On ne peut pas lui donner tort. Cette année, le déficit public, c’est-à-dire la différence entre les dépenses et les recettes, devrait atteindre 4,4% du PIB (produit intérieur brut). Soit, tout de même, quelque 26 milliards d’euros. L’an prochain, il grimperait à 4,7%. Selon les prévisions du Bureau du Plan, à politique inchangée, quelque 40 milliards d’euros devraient manquer dans la cassette belge en 2029.

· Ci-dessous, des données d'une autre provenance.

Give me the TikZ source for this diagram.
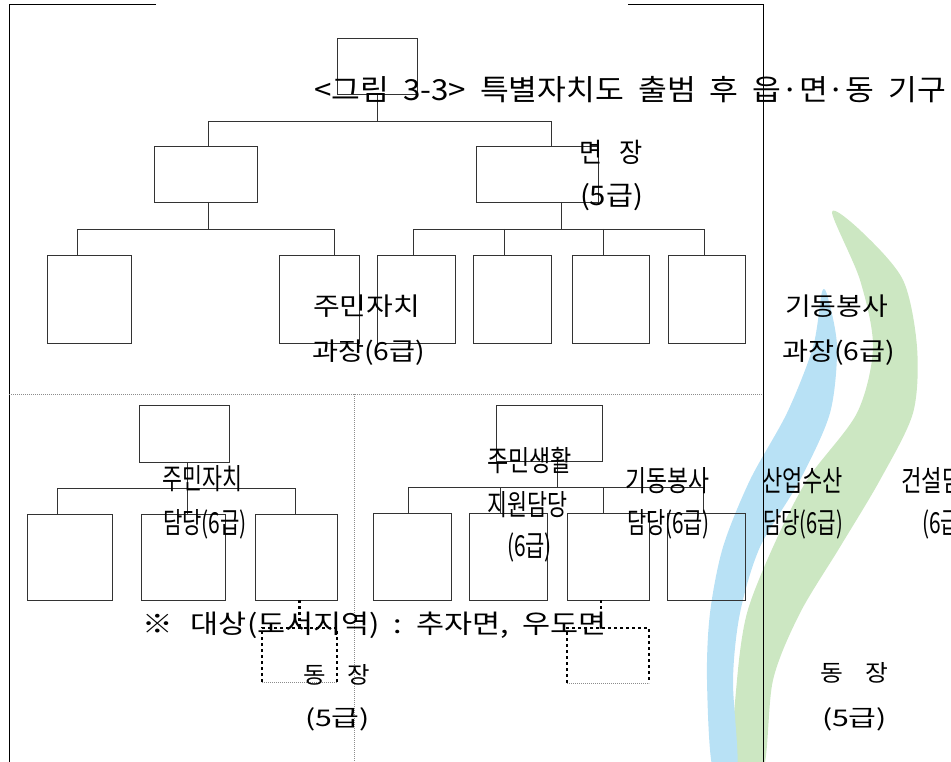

Ce dérapage s’explique: les taux d’intérêt sont plus élevés qu’il y a quelques mois, la croissance économique ne dépasse pas 1,5%, le vieillissement de la population accroît les dépenses de sécurité sociale. «Le coût du vieillissement augmentera à un rythme plus élevé jusqu’à 2030 environ, avec les nombreux départs à la pension des baby-boomers, précise Véronique Goossens, économiste en chef chez Belfius. La Commission n’en fait toutefois pas une circonstance atténuante. Donc il faudra trouver des solutions budgétaires par ailleurs.» C’est une piètre consolation mais la Belgique est, au côté de la France (5,5%), de l’Italie (7,4%), de la Hongrie (6,7%), de Malte, de la Pologne et de la Slovaquie, le pays dont le déficit budgétaire est le moins lourd.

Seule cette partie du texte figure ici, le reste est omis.